## Begin Supplied information
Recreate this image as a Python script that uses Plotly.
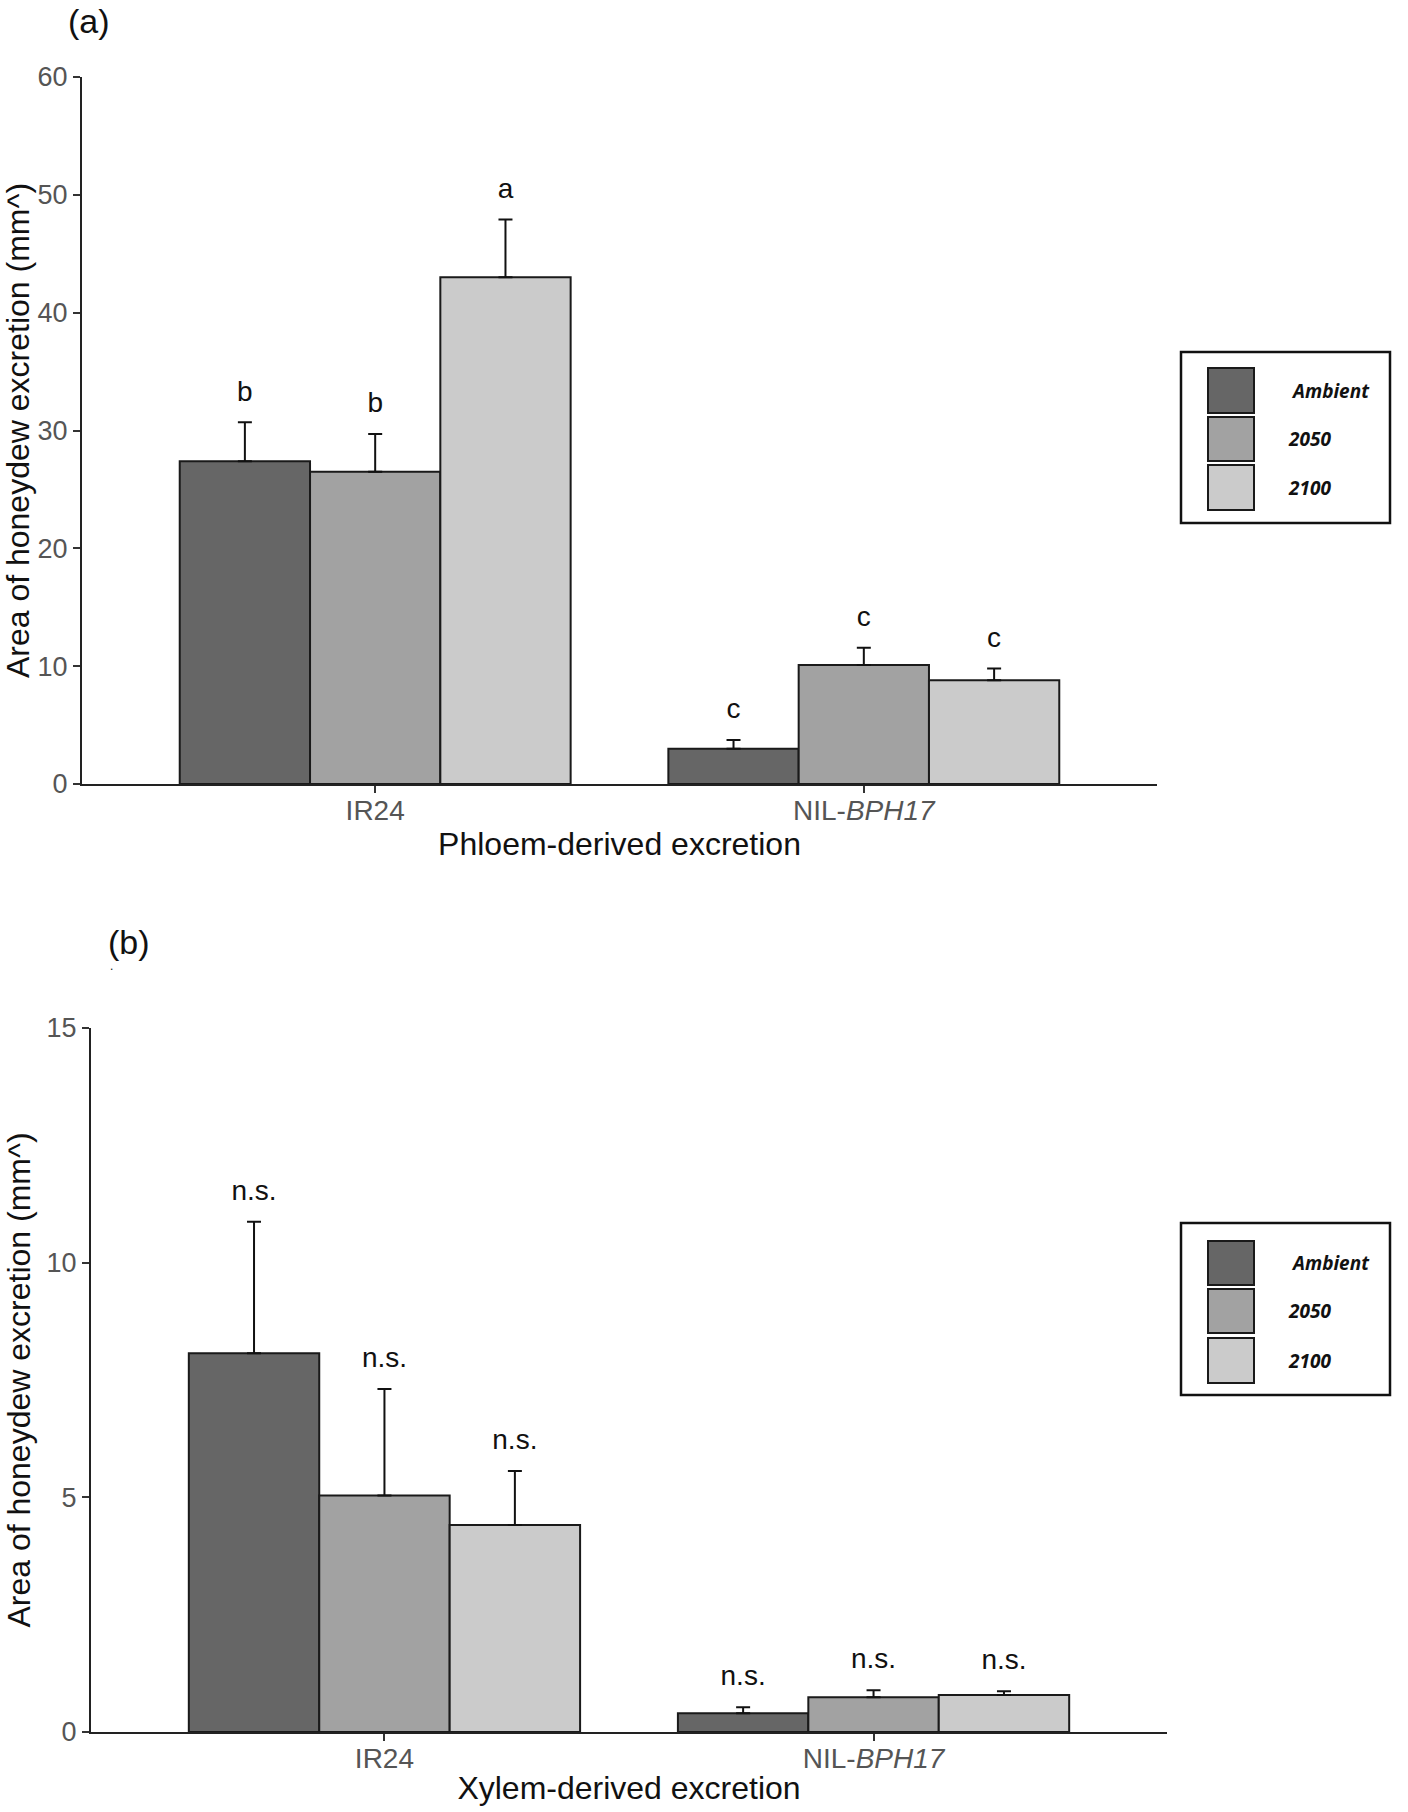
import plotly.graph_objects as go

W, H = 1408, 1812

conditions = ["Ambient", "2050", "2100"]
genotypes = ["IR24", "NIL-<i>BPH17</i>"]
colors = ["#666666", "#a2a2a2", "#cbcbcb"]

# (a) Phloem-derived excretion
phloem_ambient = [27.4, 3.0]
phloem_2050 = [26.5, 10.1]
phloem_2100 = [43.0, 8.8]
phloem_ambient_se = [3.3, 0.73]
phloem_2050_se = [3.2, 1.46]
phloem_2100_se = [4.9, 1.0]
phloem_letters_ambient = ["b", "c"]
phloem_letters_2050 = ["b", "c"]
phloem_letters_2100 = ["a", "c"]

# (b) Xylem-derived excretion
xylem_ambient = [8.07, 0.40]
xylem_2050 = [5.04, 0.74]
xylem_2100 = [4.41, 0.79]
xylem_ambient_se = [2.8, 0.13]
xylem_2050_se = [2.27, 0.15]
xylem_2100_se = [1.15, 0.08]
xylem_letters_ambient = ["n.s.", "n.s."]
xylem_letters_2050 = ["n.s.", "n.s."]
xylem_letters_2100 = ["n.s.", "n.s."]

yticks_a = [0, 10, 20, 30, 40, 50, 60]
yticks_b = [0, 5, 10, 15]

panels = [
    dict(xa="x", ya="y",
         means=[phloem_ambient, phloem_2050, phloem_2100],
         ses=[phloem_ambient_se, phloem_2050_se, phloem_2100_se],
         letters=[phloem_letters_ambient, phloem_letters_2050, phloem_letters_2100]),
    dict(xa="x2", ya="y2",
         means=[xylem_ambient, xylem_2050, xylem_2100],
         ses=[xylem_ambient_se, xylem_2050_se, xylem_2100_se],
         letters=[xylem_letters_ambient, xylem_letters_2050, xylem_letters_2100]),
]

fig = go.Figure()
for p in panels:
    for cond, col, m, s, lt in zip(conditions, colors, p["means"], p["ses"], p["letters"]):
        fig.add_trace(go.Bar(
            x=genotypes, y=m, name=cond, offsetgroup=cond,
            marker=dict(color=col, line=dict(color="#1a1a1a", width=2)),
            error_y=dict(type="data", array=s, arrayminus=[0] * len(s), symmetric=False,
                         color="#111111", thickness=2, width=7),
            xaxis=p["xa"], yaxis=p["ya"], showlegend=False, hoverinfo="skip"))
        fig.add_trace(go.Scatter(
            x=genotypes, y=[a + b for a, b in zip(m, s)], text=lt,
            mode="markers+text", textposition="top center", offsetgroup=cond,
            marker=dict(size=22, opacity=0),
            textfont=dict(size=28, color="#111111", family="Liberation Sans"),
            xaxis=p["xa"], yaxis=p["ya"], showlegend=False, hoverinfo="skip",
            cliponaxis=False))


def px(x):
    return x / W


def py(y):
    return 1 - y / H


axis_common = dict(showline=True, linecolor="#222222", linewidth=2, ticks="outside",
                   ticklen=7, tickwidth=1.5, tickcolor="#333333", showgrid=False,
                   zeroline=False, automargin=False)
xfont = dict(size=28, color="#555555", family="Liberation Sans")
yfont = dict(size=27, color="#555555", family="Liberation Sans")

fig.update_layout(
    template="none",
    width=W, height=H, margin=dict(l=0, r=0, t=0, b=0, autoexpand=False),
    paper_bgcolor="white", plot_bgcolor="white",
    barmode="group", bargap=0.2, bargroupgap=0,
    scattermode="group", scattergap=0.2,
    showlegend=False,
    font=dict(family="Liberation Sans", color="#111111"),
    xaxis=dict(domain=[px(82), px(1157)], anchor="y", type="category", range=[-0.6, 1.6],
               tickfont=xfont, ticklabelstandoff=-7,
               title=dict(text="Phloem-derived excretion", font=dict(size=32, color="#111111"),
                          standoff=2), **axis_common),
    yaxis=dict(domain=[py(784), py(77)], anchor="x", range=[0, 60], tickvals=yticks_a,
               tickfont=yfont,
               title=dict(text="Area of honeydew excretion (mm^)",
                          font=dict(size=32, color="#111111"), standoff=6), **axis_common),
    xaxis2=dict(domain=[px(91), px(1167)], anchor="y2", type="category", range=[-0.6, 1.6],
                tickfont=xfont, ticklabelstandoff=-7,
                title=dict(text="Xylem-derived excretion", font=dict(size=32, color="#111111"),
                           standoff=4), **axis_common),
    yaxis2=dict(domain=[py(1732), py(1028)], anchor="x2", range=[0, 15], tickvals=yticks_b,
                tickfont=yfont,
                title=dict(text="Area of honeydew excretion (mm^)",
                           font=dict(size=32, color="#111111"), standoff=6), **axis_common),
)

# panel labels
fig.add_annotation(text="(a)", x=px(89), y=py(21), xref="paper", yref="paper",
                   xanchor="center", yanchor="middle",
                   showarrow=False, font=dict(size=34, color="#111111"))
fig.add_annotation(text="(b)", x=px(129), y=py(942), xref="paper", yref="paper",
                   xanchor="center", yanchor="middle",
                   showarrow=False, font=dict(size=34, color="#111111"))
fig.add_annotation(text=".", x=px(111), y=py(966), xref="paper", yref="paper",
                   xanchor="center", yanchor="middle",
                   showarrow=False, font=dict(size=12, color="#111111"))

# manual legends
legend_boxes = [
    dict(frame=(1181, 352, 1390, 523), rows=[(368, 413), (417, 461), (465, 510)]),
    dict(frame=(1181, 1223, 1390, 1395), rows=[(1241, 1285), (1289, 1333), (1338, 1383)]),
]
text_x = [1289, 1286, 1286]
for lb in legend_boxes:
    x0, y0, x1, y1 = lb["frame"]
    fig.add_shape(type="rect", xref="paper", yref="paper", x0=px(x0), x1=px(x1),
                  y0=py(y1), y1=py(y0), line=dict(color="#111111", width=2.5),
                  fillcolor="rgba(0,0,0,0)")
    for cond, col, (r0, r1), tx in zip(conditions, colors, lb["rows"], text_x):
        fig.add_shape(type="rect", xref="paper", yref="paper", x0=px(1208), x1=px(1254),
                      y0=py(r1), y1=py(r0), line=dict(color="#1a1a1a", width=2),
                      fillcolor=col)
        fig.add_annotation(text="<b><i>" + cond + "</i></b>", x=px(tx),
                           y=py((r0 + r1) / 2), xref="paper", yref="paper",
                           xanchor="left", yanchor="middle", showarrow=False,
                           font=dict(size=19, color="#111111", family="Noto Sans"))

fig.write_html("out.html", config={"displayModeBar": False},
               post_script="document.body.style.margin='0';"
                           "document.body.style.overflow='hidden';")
## End Supplied information
■ Written instruction:
Reproduce the listing above exactly, excluding all pictures.

■ Output of the task:
Recreate this image as a Python script that uses Plotly.
import plotly.graph_objects as go

W, H = 1408, 1812

conditions = ["Ambient", "2050", "2100"]
genotypes = ["IR24", "NIL-<i>BPH17</i>"]
colors = ["#666666", "#a2a2a2", "#cbcbcb"]

# (a) Phloem-derived excretion
phloem_ambient = [27.4, 3.0]
phloem_2050 = [26.5, 10.1]
phloem_2100 = [43.0, 8.8]
phloem_ambient_se = [3.3, 0.73]
phloem_2050_se = [3.2, 1.46]
phloem_2100_se = [4.9, 1.0]
phloem_letters_ambient = ["b", "c"]
phloem_letters_2050 = ["b", "c"]
phloem_letters_2100 = ["a", "c"]

# (b) Xylem-derived excretion
xylem_ambient = [8.07, 0.40]
xylem_2050 = [5.04, 0.74]
xylem_2100 = [4.41, 0.79]
xylem_ambient_se = [2.8, 0.13]
xylem_2050_se = [2.27, 0.15]
xylem_2100_se = [1.15, 0.08]
xylem_letters_ambient = ["n.s.", "n.s."]
xylem_letters_2050 = ["n.s.", "n.s."]
xylem_letters_2100 = ["n.s.", "n.s."]

yticks_a = [0, 10, 20, 30, 40, 50, 60]
yticks_b = [0, 5, 10, 15]

panels = [
    dict(xa="x", ya="y",
         means=[phloem_ambient, phloem_2050, phloem_2100],
         ses=[phloem_ambient_se, phloem_2050_se, phloem_2100_se],
         letters=[phloem_letters_ambient, phloem_letters_2050, phloem_letters_2100]),
    dict(xa="x2", ya="y2",
         means=[xylem_ambient, xylem_2050, xylem_2100],
         ses=[xylem_ambient_se, xylem_2050_se, xylem_2100_se],
         letters=[xylem_letters_ambient, xylem_letters_2050, xylem_letters_2100]),
]

fig = go.Figure()
for p in panels:
    for cond, col, m, s, lt in zip(conditions, colors, p["means"], p["ses"], p["letters"]):
        fig.add_trace(go.Bar(
            x=genotypes, y=m, name=cond, offsetgroup=cond,
            marker=dict(color=col, line=dict(color="#1a1a1a", width=2)),
            error_y=dict(type="data", array=s, arrayminus=[0] * len(s), symmetric=False,
                         color="#111111", thickness=2, width=7),
            xaxis=p["xa"], yaxis=p["ya"], showlegend=False, hoverinfo="skip"))
        fig.add_trace(go.Scatter(
            x=genotypes, y=[a + b for a, b in zip(m, s)], text=lt,
            mode="markers+text", textposition="top center", offsetgroup=cond,
            marker=dict(size=22, opacity=0),
            textfont=dict(size=28, color="#111111", family="Liberation Sans"),
            xaxis=p["xa"], yaxis=p["ya"], showlegend=False, hoverinfo="skip",
            cliponaxis=False))


def px(x):
    return x / W


def py(y):
    return 1 - y / H


axis_common = dict(showline=True, linecolor="#222222", linewidth=2, ticks="outside",
                   ticklen=7, tickwidth=1.5, tickcolor="#333333", showgrid=False,
                   zeroline=False, automargin=False)
xfont = dict(size=28, color="#555555", family="Liberation Sans")
yfont = dict(size=27, color="#555555", family="Liberation Sans")

fig.update_layout(
    template="none",
    width=W, height=H, margin=dict(l=0, r=0, t=0, b=0, autoexpand=False),
    paper_bgcolor="white", plot_bgcolor="white",
    barmode="group", bargap=0.2, bargroupgap=0,
    scattermode="group", scattergap=0.2,
    showlegend=False,
    font=dict(family="Liberation Sans", color="#111111"),
    xaxis=dict(domain=[px(82), px(1157)], anchor="y", type="category", range=[-0.6, 1.6],
               tickfont=xfont, ticklabelstandoff=-7,
               title=dict(text="Phloem-derived excretion", font=dict(size=32, color="#111111"),
                          standoff=2), **axis_common),
    yaxis=dict(domain=[py(784), py(77)], anchor="x", range=[0, 60], tickvals=yticks_a,
               tickfont=yfont,
               title=dict(text="Area of honeydew excretion (mm^)",
                          font=dict(size=32, color="#111111"), standoff=6), **axis_common),
    xaxis2=dict(domain=[px(91), px(1167)], anchor="y2", type="category", range=[-0.6, 1.6],
                tickfont=xfont, ticklabelstandoff=-7,
                title=dict(text="Xylem-derived excretion", font=dict(size=32, color="#111111"),
                           standoff=4), **axis_common),
    yaxis2=dict(domain=[py(1732), py(1028)], anchor="x2", range=[0, 15], tickvals=yticks_b,
                tickfont=yfont,
                title=dict(text="Area of honeydew excretion (mm^)",
                           font=dict(size=32, color="#111111"), standoff=6), **axis_common),
)

# panel labels
fig.add_annotation(text="(a)", x=px(89), y=py(21), xref="paper", yref="paper",
                   xanchor="center", yanchor="middle",
                   showarrow=False, font=dict(size=34, color="#111111"))
fig.add_annotation(text="(b)", x=px(129), y=py(942), xref="paper", yref="paper",
                   xanchor="center", yanchor="middle",
                   showarrow=False, font=dict(size=34, color="#111111"))
fig.add_annotation(text=".", x=px(111), y=py(966), xref="paper", yref="paper",
                   xanchor="center", yanchor="middle",
                   showarrow=False, font=dict(size=12, color="#111111"))

# manual legends
legend_boxes = [
    dict(frame=(1181, 352, 1390, 523), rows=[(368, 413), (417, 461), (465, 510)]),
    dict(frame=(1181, 1223, 1390, 1395), rows=[(1241, 1285), (1289, 1333), (1338, 1383)]),
]
text_x = [1289, 1286, 1286]
for lb in legend_boxes:
    x0, y0, x1, y1 = lb["frame"]
    fig.add_shape(type="rect", xref="paper", yref="paper", x0=px(x0), x1=px(x1),
                  y0=py(y1), y1=py(y0), line=dict(color="#111111", width=2.5),
                  fillcolor="rgba(0,0,0,0)")
    for cond, col, (r0, r1), tx in zip(conditions, colors, lb["rows"], text_x):
        fig.add_shape(type="rect", xref="paper", yref="paper", x0=px(1208), x1=px(1254),
                      y0=py(r1), y1=py(r0), line=dict(color="#1a1a1a", width=2),
                      fillcolor=col)
        fig.add_annotation(text="<b><i>" + cond + "</i></b>", x=px(tx),
                           y=py((r0 + r1) / 2), xref="paper", yref="paper",
                           xanchor="left", yanchor="middle", showarrow=False,
                           font=dict(size=19, color="#111111", family="Noto Sans"))

fig.write_html("out.html", config={"displayModeBar": False},
               post_script="document.body.style.margin='0';"
                           "document.body.style.overflow='hidden';")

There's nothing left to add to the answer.